In the United States, oil production reached its climax in 1970. Since then, U.S. production has steadily declined. In 1999, the American Petroleum Institute estimated that the world’s oil supplies would run out between the years 2062 and 2094. The Institute based those estimates on an average daily consumption rate of 80 million barrels per day worldwide. Predictions by the United States Energy Information Administration indicate a much steeper decline curve for petroleum, however, with the world oil consumption likely to reach 118 barrels per day by the year 2030.

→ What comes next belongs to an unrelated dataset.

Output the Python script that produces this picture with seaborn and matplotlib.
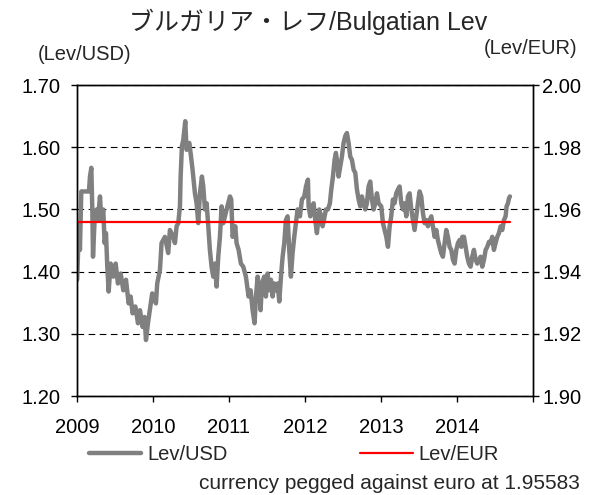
import numpy as np
import pandas as pd
import matplotlib
matplotlib.use("Agg")
import matplotlib.pyplot as plt
import seaborn as sns

# Lev/USD: decimal-year positions and values, one pair per year
t_2009 = [2009.003, 2009.026, 2009.039, 2009.057, 2009.158, 2009.171, 2009.189, 2009.202,
          2009.211, 2009.232, 2009.259, 2009.276, 2009.303, 2009.320, 2009.346, 2009.364,
          2009.382, 2009.399, 2009.417, 2009.443, 2009.478, 2009.509, 2009.539, 2009.575,
          2009.610, 2009.645, 2009.680, 2009.706, 2009.732, 2009.768, 2009.803, 2009.829,
          2009.864, 2009.890, 2009.908, 2009.934, 2009.961, 2009.990]
usd_2009 = [1.387, 1.478, 1.435, 1.529, 1.529, 1.553, 1.567, 1.500,
            1.424, 1.483, 1.500, 1.483, 1.521, 1.483, 1.500, 1.446,
            1.462, 1.408, 1.368, 1.413, 1.392, 1.413, 1.381, 1.397,
            1.370, 1.387, 1.349, 1.360, 1.333, 1.344, 1.317, 1.338,
            1.311, 1.327, 1.290, 1.317, 1.340, 1.365]

t_2010 = [2010.004, 2010.039, 2010.056, 2010.092, 2010.113, 2010.157, 2010.201, 2010.223,
          2010.267, 2010.289, 2010.311, 2010.333, 2010.355, 2010.364, 2010.381, 2010.399,
          2010.425, 2010.442, 2010.478, 2010.495, 2010.521, 2010.552, 2010.574, 2010.596,
          2010.618, 2010.644, 2010.662, 2010.684, 2010.706, 2010.728, 2010.749, 2010.771,
          2010.793, 2010.815, 2010.837, 2010.859, 2010.881, 2010.903, 2010.925, 2010.969]
usd_2010 = [1.360, 1.349, 1.381, 1.403, 1.446, 1.456, 1.430, 1.467,
            1.456, 1.446, 1.473, 1.478, 1.505, 1.553, 1.602, 1.612,
            1.642, 1.596, 1.607, 1.591, 1.564, 1.526, 1.510, 1.478,
            1.526, 1.553, 1.537, 1.500, 1.510, 1.473, 1.435, 1.408,
            1.392, 1.413, 1.376, 1.424, 1.456, 1.505, 1.478, 1.500]

t_2011 = [2011.013, 2011.030, 2011.048, 2011.083, 2011.100, 2011.127, 2011.157, 2011.188,
          2011.223, 2011.258, 2011.285, 2011.311, 2011.337, 2011.355, 2011.377, 2011.399,
          2011.416, 2011.434, 2011.464, 2011.486, 2011.508, 2011.530, 2011.552, 2011.574,
          2011.596, 2011.618, 2011.640, 2011.662, 2011.684, 2011.706, 2011.728, 2011.749,
          2011.771, 2011.793, 2011.815, 2011.837, 2011.859, 2011.881, 2011.903, 2011.934,
          2011.960, 2011.991]
usd_2011 = [1.521, 1.516, 1.456, 1.473, 1.446, 1.435, 1.413, 1.408,
            1.392, 1.360, 1.370, 1.338, 1.317, 1.360, 1.392, 1.370,
            1.338, 1.381, 1.392, 1.360, 1.397, 1.370, 1.387, 1.360,
            1.381, 1.370, 1.381, 1.352, 1.392, 1.424, 1.446, 1.483,
            1.489, 1.435, 1.392, 1.430, 1.456, 1.478, 1.500, 1.489,
            1.516, 1.521]

t_2012 = [2012.013, 2012.039, 2012.048, 2012.070, 2012.092, 2012.114, 2012.135, 2012.157,
          2012.171, 2012.188, 2012.214, 2012.232, 2012.249, 2012.276, 2012.302, 2012.328,
          2012.346, 2012.368, 2012.390, 2012.407, 2012.425, 2012.442, 2012.464, 2012.486,
          2012.508, 2012.530, 2012.552, 2012.574, 2012.596, 2012.618, 2012.640, 2012.662,
          2012.684, 2012.706, 2012.728, 2012.749, 2012.771, 2012.793, 2012.815, 2012.837,
          2012.859, 2012.881, 2012.903, 2012.925, 2012.947, 2012.969]
usd_2012 = [1.537, 1.548, 1.505, 1.489, 1.505, 1.510, 1.483, 1.462,
            1.478, 1.500, 1.489, 1.473, 1.483, 1.500, 1.500, 1.510,
            1.532, 1.553, 1.580, 1.591, 1.575, 1.553, 1.569, 1.585,
            1.607, 1.618, 1.623, 1.607, 1.585, 1.580, 1.564, 1.559,
            1.532, 1.516, 1.505, 1.521, 1.510, 1.500, 1.510, 1.537,
            1.545, 1.516, 1.500, 1.510, 1.526, 1.510]

t_2013 = [2013.004, 2013.026, 2013.048, 2013.070, 2013.092, 2013.114, 2013.135, 2013.157,
          2013.179, 2013.201, 2013.223, 2013.245, 2013.267, 2013.289, 2013.311, 2013.333,
          2013.355, 2013.377, 2013.399, 2013.421, 2013.442, 2013.464, 2013.486, 2013.508,
          2013.530, 2013.552, 2013.574, 2013.596, 2013.618, 2013.640, 2013.662, 2013.684,
          2013.706, 2013.728, 2013.749, 2013.771, 2013.793, 2013.815, 2013.837, 2013.859,
          2013.881, 2013.903, 2013.925, 2013.947, 2013.969, 2013.991]
usd_2013 = [1.505, 1.478, 1.467, 1.456, 1.440, 1.473, 1.489, 1.516,
            1.510, 1.526, 1.532, 1.537, 1.510, 1.500, 1.510, 1.489,
            1.521, 1.526, 1.500, 1.483, 1.467, 1.489, 1.510, 1.529,
            1.521, 1.494, 1.478, 1.483, 1.473, 1.483, 1.489, 1.473,
            1.456, 1.467, 1.451, 1.440, 1.430, 1.424, 1.446, 1.467,
            1.456, 1.440, 1.435, 1.419, 1.413, 1.435]

t_2014 = [2014.013, 2014.035, 2014.057, 2014.070, 2014.092, 2014.114, 2014.135, 2014.157,
          2014.179, 2014.201, 2014.223, 2014.245, 2014.267, 2014.289, 2014.311, 2014.333,
          2014.355, 2014.377, 2014.399, 2014.421, 2014.442, 2014.464, 2014.486, 2014.508,
          2014.530, 2014.552, 2014.574, 2014.596, 2014.618, 2014.640, 2014.653, 2014.671,
          2014.684, 2014.697]
usd_2014 = [1.446, 1.451, 1.440, 1.456, 1.456, 1.440, 1.424, 1.413,
            1.408, 1.424, 1.435, 1.419, 1.413, 1.419, 1.424, 1.408,
            1.419, 1.435, 1.440, 1.448, 1.446, 1.456, 1.435, 1.446,
            1.456, 1.462, 1.473, 1.467, 1.483, 1.489, 1.505, 1.510,
            1.518, 1.521]

peg_rate = 1.95583

year_ticks = [2009, 2010, 2011, 2012, 2013, 2014, 2015]
year_labels = ["2009", "2010", "2011", "2012", "2013", "2014", ""]
usd_ticks = [1.20, 1.30, 1.40, 1.50, 1.60, 1.70]
eur_ticks = [1.90, 1.92, 1.94, 1.96, 1.98, 2.00]

df = pd.DataFrame({
    "t": t_2009 + t_2010 + t_2011 + t_2012 + t_2013 + t_2014,
    "usd": usd_2009 + usd_2010 + usd_2011 + usd_2012 + usd_2013 + usd_2014,
})
df["eur"] = peg_rate

sns.set_style("ticks")
plt.rcParams['font.family'] = ['Liberation Sans', 'Noto Sans CJK JP', 'DejaVu Sans']

fig = plt.figure(figsize=(6.06, 4.95), dpi=100)
ax = fig.add_axes([0.127, 0.2, 0.7525, 0.628])

sns.lineplot(data=df, x="t", y="usd", ax=ax, color="#808080", lw=3.2, legend=False)
ax.set_xlim(2009, 2015)
ax.set_ylim(1.20, 1.70)
ax.set_xticks(year_ticks)
ax.set_xticklabels(year_labels)
ax.set_yticks(usd_ticks)
ax.set_yticklabels([f"{v:.2f}" for v in usd_ticks])
ax.set_xlabel("")
ax.set_ylabel("")
ax.grid(axis="y", color="black", lw=0.8, linestyle=(0, (6, 4)))
ax.tick_params(axis="y", direction="out", length=4.5, width=1, pad=7, labelsize=14.5, colors="black")
ax.tick_params(axis="x", direction="out", length=4.5, width=1, pad=11, labelsize=14.5, colors="black")

ax2 = ax.twinx()
sns.lineplot(data=df, x="t", y="eur", ax=ax2, color="#ff0000", lw=1.6, legend=False)
ax2.set_ylim(1.90, 2.00)
ax2.set_yticks(eur_ticks)
ax2.set_yticklabels([f"{v:.2f}" for v in eur_ticks])
ax2.set_ylabel("")
ax2.tick_params(axis="y", direction="out", length=4.5, width=1, pad=2, labelsize=14.5, colors="black")

for a in (ax, ax2):
    for s in a.spines.values():
        s.set_visible(True)
        s.set_color("black")
        s.set_linewidth(1)

fig.text(0.508, 0.955, "ブルガリア・レフ/Bulgatian Lev", ha="center", va="center", fontsize=18)
fig.text(0.140, 0.889, "(Lev/USD)", ha="center", va="center", fontsize=14.5)
fig.text(0.875, 0.903, "(Lev/EUR)", ha="center", va="center", fontsize=14.5)

handles = [ax.lines[0], ax2.lines[0]]
fig.legend(handles, ["Lev/USD", "Lev/EUR"], loc="center", bbox_to_anchor=(0.485, 0.081),
           ncol=2, frameon=False, fontsize=14.5, handlelength=2.6, handletextpad=0.3,
           columnspacing=6.6)
fig.text(0.957, 0.024, "currency pegged against euro at 1.95583", ha="right", va="center",
         fontsize=15)

fig.savefig("out.png", dpi=100)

Although the Hubbert Peak Theory has predicted oil production of oil wells, oil fields, and international oil production fairly consistently, the production curve shapes may be altered by several factors. If the government taxes or restricts the use of hydrocarbons, the demand for oil will decrease, flattening the final curve and dampening the decline curve. The establishment of effective, alternative energy sources would also produce this change. Injection of water or gas may re-pressurize the field, allowing a temporary increase in production rates. Finally, hydraulic fracturing or introduction of hydrochloric acid into the rock wall of an oil well will increase oil production by increasing the pore size of the rock.
Enhanced oil recovery (EOR), or tertiary recovery, facilitates the extraction of more oil from each well than traditional recovery methods. EOR can increase the oil yield by 10 to 20 percent. It incorporates the use of chemicals, gases, microbes, or steam to force oil out of the surrounding foundation to enhance recovery. Although the process adds to the cost of production, the United States Department of Energy has estimated that the use of EOR could lead to the production of an additional 240 billion barrels of oil, which would decrease the steepness of the decline curve.